Online learning platforms are poised to play a major role in education in areas such as K-12, higher learning institutions, workplace training, and independent learning. One of the biggest trends in digital learning is micro-learning, where lessons are divided into smaller, bite-sized pieces to be taught.
Microlearning can distill the most important concepts of lessons and convey them without overtaxing the short attention spans of students. However, microlearning has its limitations, and it needs to be structured well to truly teach the same thing as a longer lesson while being divided into parts.
Reasons for Microlearning
There are several reasons why microlearning is appreciated by learning platforms and their users:
Microlearning needs to be defined by more than just shorter spans of time. Each module needs to convey a single complete idea. Failing in either way causes problems: trying to contain multiple concepts in a microlearning module will distract from a single intended point that students need to retain while having the module introduce but not complete a concept will lead students to forget if they don’t move on to the next part immediately.
Due to the limited number of lessons, face-to-face lessons include a group of lessons. This limit does not apply to digital courses, so it makes sense to assign more and smaller assignments.

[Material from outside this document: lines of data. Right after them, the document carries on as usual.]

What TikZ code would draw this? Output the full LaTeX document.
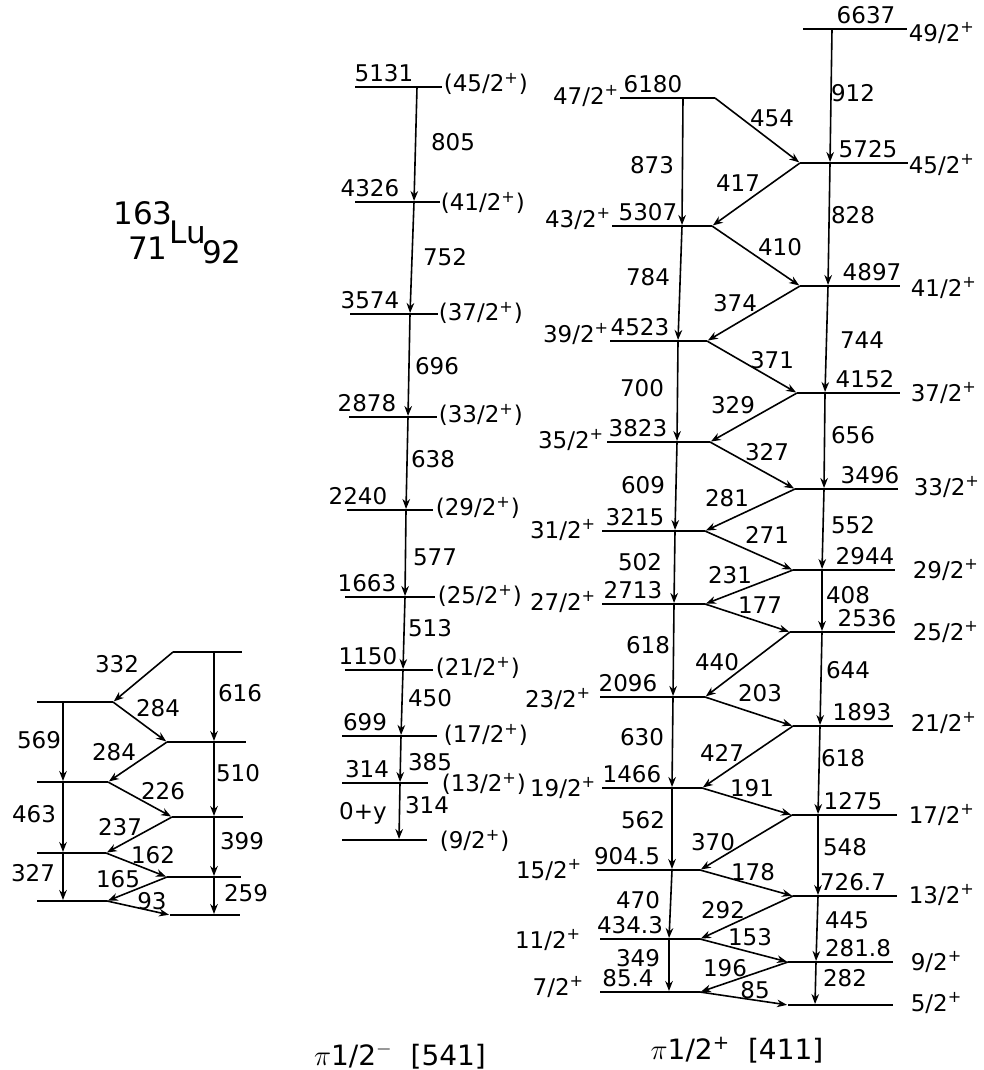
\documentclass[tikz,border=0pt]{standalone}
\usepackage{fontspec}
\setmainfont{DejaVu Sans}
\usetikzlibrary{arrows.meta}

\begin{document}
\begin{tikzpicture}[x=0.5pt,y=-0.5pt,line width=0.8pt,>={Stealth[length=5pt,width=3.8pt]},
   lev/.style={line width=0.9pt},
   tr/.style={->,shorten >=0.5pt},
   en/.style={anchor=south,inner sep=0pt,yshift=2pt,font=\fontsize{11.5}{13}\selectfont},
   sp/.style={anchor=west,inner sep=0pt,font=\fontsize{11.5}{13}\selectfont},
   spl/.style={anchor=east,inner sep=0pt,font=\fontsize{11.5}{13}\selectfont},
   ga/.style={inner sep=0pt,font=\fontsize{11.5}{13}\selectfont},
   nuc/.style={inner sep=0pt,font=\fontsize{15.5}{18}\selectfont}]
  \useasboundingbox (0,0) rectangle (984,1070);

  % nucleus
  \node[nuc] (mass) at (143,213) {163};
  \node[nuc] (z) at (148,248) {71};
  \node[nuc,anchor=base west] (lu) at (169,243) {Lu};
  \node[nuc] (n) at (222,252) {92};

  % small band at the left
  \draw[lev] (173,652) coordinate (aL) -- (242,652) coordinate (aR);
  \draw[lev] (37,702) coordinate (bL) -- (113,702) coordinate (bR);
  \draw[lev] (167,742) coordinate (cL) -- (246,742) coordinate (cR);
  \draw[lev] (37,782) coordinate (dL) -- (108,782) coordinate (dR);
  \draw[lev] (172,817) coordinate (eL) -- (243,817) coordinate (eR);
  \draw[lev] (37,853) coordinate (fL) -- (106,853) coordinate (fR);
  \draw[lev] (167,877) coordinate (gL) -- (241,877) coordinate (gR);
  \draw[lev] (37,901) coordinate (hL) -- (107,901) coordinate (hR);
  \draw[lev] (170,915) coordinate (iL) -- (240,915) coordinate (iR);
  \coordinate (lx) at (63,0);
  \coordinate (rx) at (214,0);
  \draw[tr] (aL) -- (bR);
  \draw[tr] (rx |- aL) -- (rx |- cL);
  \draw[tr] (bR) -- (cL);
  \draw[tr] (lx |- bL) -- (lx |- dL);
  \draw[tr] (cL) -- (dR);
  \draw[tr] (rx |- cL) -- (rx |- eL);
  \draw[tr] (dR) -- (eL);
  \draw[tr] (lx |- dL) -- (lx |- fL);
  \draw[tr] (eL) -- (fR);
  \draw[tr] (rx |- eL) -- (rx |- gL);
  \draw[tr] (fR) -- (gL);
  \draw[tr] (lx |- fL) -- (lx |- hL);
  \draw[tr] (gL) -- (hR);
  \draw[tr] (rx |- gL) -- (rx |- iL);
  \draw[tr] (hR) -- (iL);
  \node[ga] at (117,664) {332};
  \node[ga] at (240,693) {616};
  \node[ga] at (158,708) {284};
  \node[ga] at (39,740) {569};
  \node[ga] at (114,752) {284};
  \node[ga] at (238,773) {510};
  \node[ga] at (163,791) {226};
  \node[ga] at (34,814) {463};
  \node[ga] at (120,827) {237};
  \node[ga] at (242,841) {399};
  \node[ga] at (153,855) {162};
  \node[ga] at (33,873) {327};
  \node[ga] at (118,879) {165};
  \node[ga] at (246,893) {259};
  \node[ga] at (152,901) {93};

  % band pi 1/2- [541]
  \draw[lev] (355,87) -- (442,87);  \coordinate (m5131) at (417,87);
  \draw[lev] (355,202) -- (440,202); \coordinate (m4326) at (414,202);
  \draw[lev] (350,314) -- (438,314); \coordinate (m3574) at (410,314);
  \draw[lev] (349,417) -- (437,417); \coordinate (m2878) at (408,417);
  \draw[lev] (347,510) -- (433,510); \coordinate (m2240) at (406,510);
  \draw[lev] (345,597) -- (435,597); \coordinate (m1663) at (405,597);
  \draw[lev] (345,670) -- (433,670); \coordinate (m1150) at (403,670);
  \draw[lev] (342,736) -- (437,736); \coordinate (m699) at (401,736);
  \draw[lev] (342,783) -- (428,783); \coordinate (m314) at (400,783);
  \draw[lev] (342,840) -- (427,840); \coordinate (m0) at (399,840);
  \node[en] at (384,87) {5131};  \node[sp] at (443,84) {(45/2\textsuperscript{+})};
  \node[en] at (370,202) {4326}; \node[sp] at (440,203) {(41/2\textsuperscript{+})};
  \node[en] at (370,314) {3574}; \node[sp] at (438,313) {(37/2\textsuperscript{+})};
  \node[en] at (367,417) {2878}; \node[sp] at (438,415) {(33/2\textsuperscript{+})};
  \node[en] at (358,510) {2240}; \node[sp] at (435,508) {(29/2\textsuperscript{+})};
  \node[en] at (367,597) {1663}; \node[sp] at (437,596) {(25/2\textsuperscript{+})};
  \node[en] at (368,670) {1150}; \node[sp] at (435,668) {(21/2\textsuperscript{+})};
  \node[en] at (365,736) {699};  \node[sp] at (443,735) {(17/2\textsuperscript{+})};
  \node[en] at (367,783) {314};  \node[sp] at (441,784) {(13/2\textsuperscript{+})};
  \node[en] at (363,829) {0+y};  \node[sp] at (439,841) {(9/2\textsuperscript{+})};
  \draw[tr] (m5131) -- (m4326);
  \draw[tr] (m4326) -- (m3574);
  \draw[tr] (m3574) -- (m2878);
  \draw[tr] (m2878) -- (m2240);
  \draw[tr] (m2240) -- (m1663);
  \draw[tr] (m1663) -- (m1150);
  \draw[tr] (m1150) -- (m699);
  \draw[tr] (m699) -- (m314);
  \draw[tr] (m314) -- (m0);
  \node[ga] at (453,142) {805};
  \node[ga] at (445,257) {752};
  \node[ga] at (437,366) {696};
  \node[ga] at (433,459) {638};
  \node[ga] at (435,557) {577};
  \node[ga] at (430,628) {513};
  \node[ga] at (430,698) {450};
  \node[ga] at (430,762) {385};
  \node[ga] at (427,805) {314};
  \node[ga,font=\fontsize{14}{16}\selectfont] at (400,1056) {$\pi$1/2\textsuperscript{$-$}\ \ [541]};

  % band pi 1/2+ [411], signature a
  \draw[lev] (620,98) -- (715,98) coordinate (a6180);   \coordinate (l6180) at (683,98);
  \draw[lev] (612,226) -- (712,226) coordinate (a5307); \coordinate (l5307) at (682,226);
  \draw[lev] (610,341) -- (707,341) coordinate (a4523); \coordinate (l4523) at (678,341);
  \draw[lev] (607,442) -- (710,442) coordinate (a3823); \coordinate (l3823) at (677,442);
  \draw[lev] (602,531) -- (705,531) coordinate (a3215); \coordinate (l3215) at (675,531);
  \draw[lev] (602,604) -- (705,604) coordinate (a2713); \coordinate (l2713) at (674,604);
  \draw[lev] (600,697) -- (705,697) coordinate (a2096); \coordinate (l2096) at (673,697);
  \draw[lev] (602,788) -- (702,788) coordinate (a1466); \coordinate (l1466) at (672,788);
  \draw[lev] (597,870) -- (700,870) coordinate (a904);  \coordinate (l904) at (672,870);
  \draw[lev] (600,939) -- (700,939) coordinate (a434);  \coordinate (l434) at (669,939);
  \draw[lev] (600,992) -- (700,992) coordinate (a85);   \coordinate (l85) at (669,992);
  \node[en] at (653,98) {6180};  \node[spl] at (620,96) {47/2\textsuperscript{+}};
  \node[en] at (648,226) {5307}; \node[spl] at (612,219) {43/2\textsuperscript{+}};
  \node[en] at (640,341) {4523}; \node[spl] at (610,334) {39/2\textsuperscript{+}};
  \node[en] at (638,442) {3823}; \node[spl] at (605,440) {35/2\textsuperscript{+}};
  \node[en] at (635,531) {3215}; \node[spl] at (597,530) {31/2\textsuperscript{+}};
  \node[en] at (633,604) {2713}; \node[spl] at (597,602) {27/2\textsuperscript{+}};
  \node[en] at (628,697) {2096}; \node[spl] at (592,699) {23/2\textsuperscript{+}};
  \node[en] at (632,788) {1466}; \node[spl] at (597,788) {19/2\textsuperscript{+}};
  \node[en] at (627,870) {904.5}; \node[spl] at (583,870) {15/2\textsuperscript{+}};
  \node[en] at (630,939) {434.3}; \node[spl] at (582,940) {11/2\textsuperscript{+}};
  \node[en] at (628,992) {85.4}; \node[spl] at (585,987) {7/2\textsuperscript{+}};

  % signature b
  \draw[lev] (803,29) -- (907,29);                      \coordinate (r6637) at (832,29);
  \draw[lev] (800,163) coordinate (b5725) -- (908,163); \coordinate (r5725) at (830,163);
  \draw[lev] (800,286) coordinate (b4897) -- (900,286); \coordinate (r4897) at (828,286);
  \draw[lev] (797,393) coordinate (b4152) -- (900,393); \coordinate (r4152) at (825,393);
  \draw[lev] (795,489) coordinate (b3496) -- (898,489); \coordinate (r3496) at (824,489);
  \draw[lev] (793,570) coordinate (b2944) -- (895,570); \coordinate (r2944) at (822,570);
  \draw[lev] (790,632) coordinate (b2536) -- (895,632); \coordinate (r2536) at (822,632);
  \draw[lev] (793,726) coordinate (b1893) -- (893,726); \coordinate (r1893) at (820,726);
  \draw[lev] (792,815) coordinate (b1275) -- (897,815); \coordinate (r1275) at (818,815);
  \draw[lev] (793,896) coordinate (b726) -- (897,896);  \coordinate (r726) at (818,896);
  \draw[lev] (788,962) coordinate (b281) -- (893,962);  \coordinate (r281) at (816,962);
  \draw[lev] (788,1005) coordinate (b0) -- (893,1005);  \coordinate (r0) at (815,1005);
  \node[en] at (866,29) {6637};  \node[sp] at (908,33) {49/2\textsuperscript{+}};
  \node[en] at (868,163) {5725}; \node[sp] at (908,165) {45/2\textsuperscript{+}};
  \node[en] at (872,286) {4897}; \node[sp] at (910,288) {41/2\textsuperscript{+}};
  \node[en] at (865,393) {4152}; \node[sp] at (910,393) {37/2\textsuperscript{+}};
  \node[en] at (870,489) {3496}; \node[sp] at (913,487) {33/2\textsuperscript{+}};
  \node[en] at (865,570) {2944}; \node[sp] at (912,570) {29/2\textsuperscript{+}};
  \node[en] at (867,632) {2536}; \node[sp] at (912,632) {25/2\textsuperscript{+}};
  \node[en] at (862,726) {1893}; \node[sp] at (910,723) {21/2\textsuperscript{+}};
  \node[en] at (853,815) {1275}; \node[sp] at (908,815) {17/2\textsuperscript{+}};
  \node[en] at (853,896) {726.7}; \node[sp] at (908,895) {13/2\textsuperscript{+}};
  \node[en] at (858,962) {281.8}; \node[sp] at (910,962) {9/2\textsuperscript{+}};
  \node[sp] at (910,1003) {5/2\textsuperscript{+}};

  % E2 cascades
  \draw[tr] (l6180) -- (l5307);
  \draw[tr] (l5307) -- (l4523);
  \draw[tr] (l4523) -- (l3823);
  \draw[tr] (l3823) -- (l3215);
  \draw[tr] (l3215) -- (l2713);
  \draw[tr] (l2713) -- (l2096);
  \draw[tr] (l2096) -- (l1466);
  \draw[tr] (l1466) -- (l904);
  \draw[tr] (l904) -- (l434);
  \draw[tr] (l434) -- (l85);
  \draw[tr] (r6637) -- (r5725);
  \draw[tr] (r5725) -- (r4897);
  \draw[tr] (r4897) -- (r4152);
  \draw[tr] (r4152) -- (r3496);
  \draw[tr] (r3496) -- (r2944);
  \draw[tr] (r2944) -- (r2536);
  \draw[tr] (r2536) -- (r1893);
  \draw[tr] (r1893) -- (r1275);
  \draw[tr] (r1275) -- (r726);
  \draw[tr] (r726) -- (r281);
  \draw[tr] (r281) -- (r0);
  % M1 zig-zag
  \draw[tr] (a6180) -- (b5725);
  \draw[tr] (b5725) -- (a5307);
  \draw[tr] (a5307) -- (b4897);
  \draw[tr] (b4897) -- (a4523);
  \draw[tr] (a4523) -- (b4152);
  \draw[tr] (b4152) -- (a3823);
  \draw[tr] (a3823) -- (b3496);
  \draw[tr] (b3496) -- (a3215);
  \draw[tr] (a3215) -- (b2944);
  \draw[tr] (b2944) -- (a2713);
  \draw[tr] (a2713) -- (b2536);
  \draw[tr] (b2536) -- (a2096);
  \draw[tr] (a2096) -- (b1893);
  \draw[tr] (b1893) -- (a1466);
  \draw[tr] (a1466) -- (b1275);
  \draw[tr] (b1275) -- (a904);
  \draw[tr] (a904) -- (b726);
  \draw[tr] (b726) -- (a434);
  \draw[tr] (a434) -- (b281);
  \draw[tr] (b281) -- (a85);
  \draw[tr] (a85) -- (b0);

  \node[ga] at (853,93) {912};
  \node[ga] at (772,118) {454};
  \node[ga] at (652,165) {873};
  \node[ga] at (738,183) {417};
  \node[ga] at (853,215) {828};
  \node[ga] at (780,247) {410};
  \node[ga] at (648,277) {784};
  \node[ga] at (735,303) {374};
  \node[ga] at (862,340) {744};
  \node[ga] at (772,360) {371};
  \node[ga] at (642,388) {700};
  \node[ga] at (733,405) {329};
  \node[ga] at (853,435) {656};
  \node[ga] at (767,452) {327};
  \node[ga] at (643,485) {609};
  \node[ga] at (727,498) {281};
  \node[ga] at (853,525) {552};
  \node[ga] at (767,535) {271};
  \node[ga] at (640,562) {502};
  \node[ga] at (730,575) {231};
  \node[ga] at (848,595) {408};
  \node[ga] at (760,605) {177};
  \node[ga] at (648,645) {618};
  \node[ga] at (717,662) {440};
  \node[ga] at (848,670) {644};
  \node[ga] at (760,693) {203};
  \node[ga] at (642,737) {630};
  \node[ga] at (722,753) {427};
  \node[ga] at (843,758) {618};
  \node[ga] at (752,788) {191};
  \node[ga] at (643,820) {562};
  \node[ga] at (713,842) {370};
  \node[ga] at (845,847) {548};
  \node[ga] at (753,872) {178};
  \node[ga] at (638,900) {470};
  \node[ga] at (723,910) {292};
  \node[ga] at (847,920) {445};
  \node[ga] at (750,937) {153};
  \node[ga] at (638,958) {349};
  \node[ga] at (725,968) {196};
  \node[ga] at (845,978) {282};
  \node[ga] at (755,990) {85};
  \node[ga,font=\fontsize{14}{16}\selectfont] at (737,1050) {$\pi$1/2\textsuperscript{+}\ \ [411]};
\end{tikzpicture}
\end{document}
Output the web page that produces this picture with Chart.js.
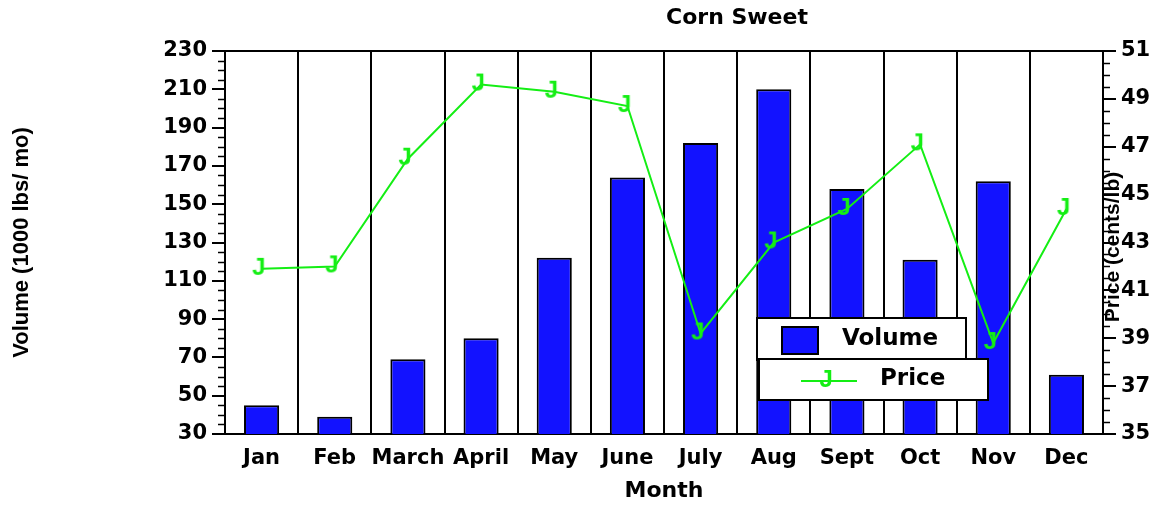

It’s usually not enough to treat each completed microlearning event as an accomplishment that stands alone. Build milestones into the completion of sets of videos, assignments, or challenges so they can see what they have accomplished on a larger scale and review what they’ve learned. This prevents them from feeling intimidated by a long list of small assignments that are required.
Issues with Microlearning
Microlearning has its limits, and there are times when it’s not the right solution. The need to focus on a core topic in each module can make it difficult to build toward a larger unit and keep the modules in context. Resources may not be equally available for each microlearning segment, making it harder to design videos or presentations for some.
While microlearning can improve engagement and retention in some cases, it doesn’t automatically make source material more interesting or understandable if it is taught poorly. And certain concepts may not be able to be broken down into segments easily, and trying can make them harder to understand.
Ultimately, microlearning is a valuable tool that has been overlooked due to the restrictions of traditional teaching methods. While not applicable in all circumstances, it can make learning more accessible and encourage a higher rate of participation and success in online education.